Opinion and Analysis



Although Ask.com have been heavily advertising over the past few months in the US on television and also adding radio to the mix, in addition to online advertising, a ComScore report on search engine market share for September 2007 shows Ask.com at 4.7% of all searches in the US.

Given that Google ranks at 58.5%, followed by Yahoo at 22.9% and Microsoft at 9.7%, Ask.com clearly have a long way to go, with the new privacy feature one of the ways to differentiate themselves against competitors to get that magical larger share.

The Washington-based Center for Democracy & Technology’s Deputy Director, Ari Schwartz, said of the AskEraser initiative: "We're extremely pleased to see a new breed of innovative, competitive tools that allow users greater control over their personal information and online experiences. Ask.com has taken an important step toward giving Internet users choice in how they control sensitive information about their online activities."

In the age of the Internet and the search engine, where seek and ye shall find rings more true than ever, Ask hope users will want seek at their website and find what they’re looking for, now more privately than any other engine to date.

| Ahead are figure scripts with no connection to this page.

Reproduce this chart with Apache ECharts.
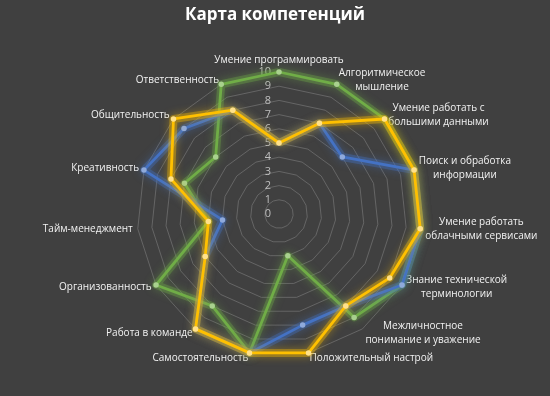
<!DOCTYPE html>
<html lang="ru">
<head>
    <meta charset="UTF-8">
    <title>Карта компетенций</title>
    <script src="https://cdn.jsdelivr.net/npm/echarts@6/dist/echarts.min.js"></script>
    <style>
        html, body, #chart {
            width: 550px;
            height: 396px;
            padding: 0;
            margin: 0;
            background: #404040;
        }
    </style>
</head>
<body>
<div id="chart"></div>
<script>
    // competences, clockwise from the top
    var skills = [
        "Умение программировать",
        "Алгоритмическое\nмышление",
        "Умение работать с\nбольшими данными",
        "Поиск и обработка\nинформации",
        "Умение работать\nоблачными сервисами",
        "Знание технической\nтерминологии",
        "Межличностное\nпонимание и уважение",
        "Положительный настрой",
        "Самостоятельность",
        "Работа в команде",
        "Организованность",
        "Тайм-менеджмент",
        "Креативность",
        "Общительность",
        "Ответственность"
    ];
    var blueValues   = [5, 7, 6, 10, 10, 10, 8, 8, 10, 10, 6, 4, 10, 9, 8];
    var greenValues  = [10, 10, 10, 10, 10, 10, 9, 3, 10, 8, 10, 5, 7, 6, 10];
    var yellowValues = [5, 7, 10, 10, 10, 9, 8, 10, 10, 10, 6, 5, 8, 10, 8];
    var maxValue = 10;

    // echarts lays indicators out counter-clockwise, the picture goes clockwise
    var order = skills.map(function (s, i) { return i === 0 ? 0 : skills.length - i; });
    function reorder(arr) {
        return order.map(function (i) { return arr[i]; });
    }

    var indicators = reorder(skills).map(function (name, i) {
        var ind = {name: name, min: 0, max: maxValue};
        if (i === 0) {
            ind.axisLabel = {show: true};
        }
        return ind;
    });

    // soft halo under each line (the "glow" effect of the original)
    function makeGlow(values, color, z) {
        return {
            type: "radar",
            silent: true,
            symbol: "none",
            lineStyle: {
                color: color,
                width: 8,
                opacity: 0.35,
                shadowColor: color,
                shadowBlur: 8
            },
            data: [{value: reorder(values)}],
            z: z
        };
    }

    function makeSeries(name, values, color, dotColor, z) {
        return {
            type: "radar",
            name: name,
            symbol: "circle",
            symbolSize: 5.5,
            itemStyle: {color: dotColor},
            lineStyle: {
                color: color,
                width: 2.8
            },
            data: [{value: reorder(values), name: name}],
            z: z
        };
    }

    var myChart = echarts.init(document.getElementById("chart"));
    myChart.setOption({
        backgroundColor: "#404040",
        animation: false,
        title: {
            text: "Карта компетенций",
            left: "center",
            top: 2,
            textStyle: {
                color: "#ffffff",
                fontFamily: "Open Sans",
                fontWeight: "bold",
                fontSize: 17
            }
        },
        radar: {
            center: [279, 214],
            radius: 142,
            startAngle: 90,
            splitNumber: 10,
            shape: "polygon",
            nameGap: 5,
            axisName: {
                color: "#f2f2f2",
                fontFamily: "Open Sans",
                fontSize: 10,
                formatter: function (name) {
                    return name.split("\n").map(function (l) {
                        return "{c|" + l + "}";
                    }).join("\n");
                },
                rich: {
                    c: {
                        align: "center",
                        color: "#f2f2f2",
                        fontFamily: "Open Sans",
                        fontSize: 10,
                        lineHeight: 14
                    }
                }
            },
            axisLine: {show: false},
            axisTick: {show: false},
            axisLabel: {
                show: false,
                color: "#bfbfbf",
                fontFamily: "Open Sans",
                fontSize: 11,
                margin: 8
            },
            splitLine: {
                lineStyle: {color: "#6e6e6e", width: 0.8}
            },
            splitArea: {show: false},
            indicator: indicators
        },
        series: [
            makeGlow(greenValues, "#70ad47", 2),
            makeSeries("green", greenValues, "#70ad47", "#a9d18e", 3),
            makeGlow(blueValues, "#4472c4", 4),
            makeSeries("blue", blueValues, "#4472c4", "#8faadc", 5),
            makeGlow(yellowValues, "#ffc000", 6),
            makeSeries("yellow", yellowValues, "#ffc000", "#ffe18a", 7)
        ]
    });
</script>
</body>
</html>
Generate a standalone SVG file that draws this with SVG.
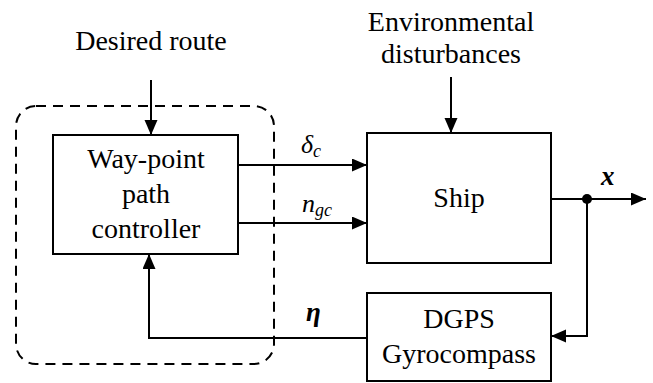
<svg xmlns="http://www.w3.org/2000/svg" width="653" height="383" viewBox="0 0 653 383">
<defs>
<style>
.box{fill:#fff;stroke:#000;stroke-width:2}
.ln{fill:none;stroke:#000;stroke-width:2}
text{font-family:'Liberation Serif','Times New Roman',Times,Tinos,'Noto Serif','DejaVu Serif',FreeSerif,serif;fill:#000}
.t{font-size:28px;text-anchor:middle}
.m{font-style:italic;font-size:26px}
.b{font-style:italic;font-weight:bold;font-size:27px}
</style>
<marker id="ah" markerUnits="userSpaceOnUse" markerWidth="16" markerHeight="14" refX="15" refY="6.5" orient="auto">
<path d="M0,0 L15,6.5 L0,13 Z" fill="#000"/>
</marker>
</defs>
<g id="group-dashed">
<rect x="16" y="106" width="258" height="258" rx="20" ry="20" fill="none" stroke="#000" stroke-width="2" stroke-dasharray="10,7"/>
</g>
<g id="connectors">
<line class="ln" x1="151" y1="80" x2="151" y2="135" marker-end="url(#ah)"/>
<line class="ln" x1="451" y1="77" x2="451" y2="133" marker-end="url(#ah)"/>
<line class="ln" x1="238" y1="165" x2="367" y2="165" marker-end="url(#ah)"/>
<line class="ln" x1="238" y1="223" x2="367" y2="223" marker-end="url(#ah)"/>
<line class="ln" x1="551" y1="199" x2="646" y2="199" marker-end="url(#ah)"/>
<polyline class="ln" points="587,199 587,336 551,336" marker-end="url(#ah)"/>
<polyline class="ln" points="367,338 149,338 149,254" marker-end="url(#ah)"/>
<circle cx="587" cy="199" r="5" fill="#000"/>
<text class="m" x="301" y="153">δ<tspan font-size="18" dy="4">c</tspan></text>
<text class="m" x="302" y="212">n<tspan font-size="18" dy="4">gc</tspan></text>
<text class="b" x="601" y="185">x</text>
<text class="b" x="306" y="321">η</text>
</g>
<g id="label-desired">
<text class="t" x="151" y="50">Desired route</text>
</g>
<g id="label-env">
<text class="t" x="451" y="31">Environmental</text>
<text class="t" x="451" y="63">disturbances</text>
</g>
<g id="controller">
<rect class="box" x="53" y="135" width="185" height="119"/>
<text class="t" x="146" y="168">Way-point</text>
<text class="t" x="146" y="203">path</text>
<text class="t" x="146" y="238">controller</text>
</g>
<g id="ship">
<rect class="box" x="367" y="133" width="184" height="130"/>
<text class="t" x="459" y="207">Ship</text>
</g>
<g id="dgps">
<rect class="box" x="367" y="293" width="184" height="88"/>
<text class="t" x="459" y="328">DGPS</text>
<text class="t" x="459" y="363">Gyrocompass</text>
</g>
</svg>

Hoping to gain quick double digit growth may be asking for far too much, but with privacy’s spotlight growing ever brighter in light of the recent AOL search privacy breach, and concerns with what Google and others are doing with all their data, Ask.com are pushing the search envelope, challenging their competitors and are asking consumers to ask Ask.

Whether consumers will heed Ask.com’s call is yet to be seen, but anything that makes search better for consumers and better for privacy is a good thing for consumers, and is definitely a welcome development.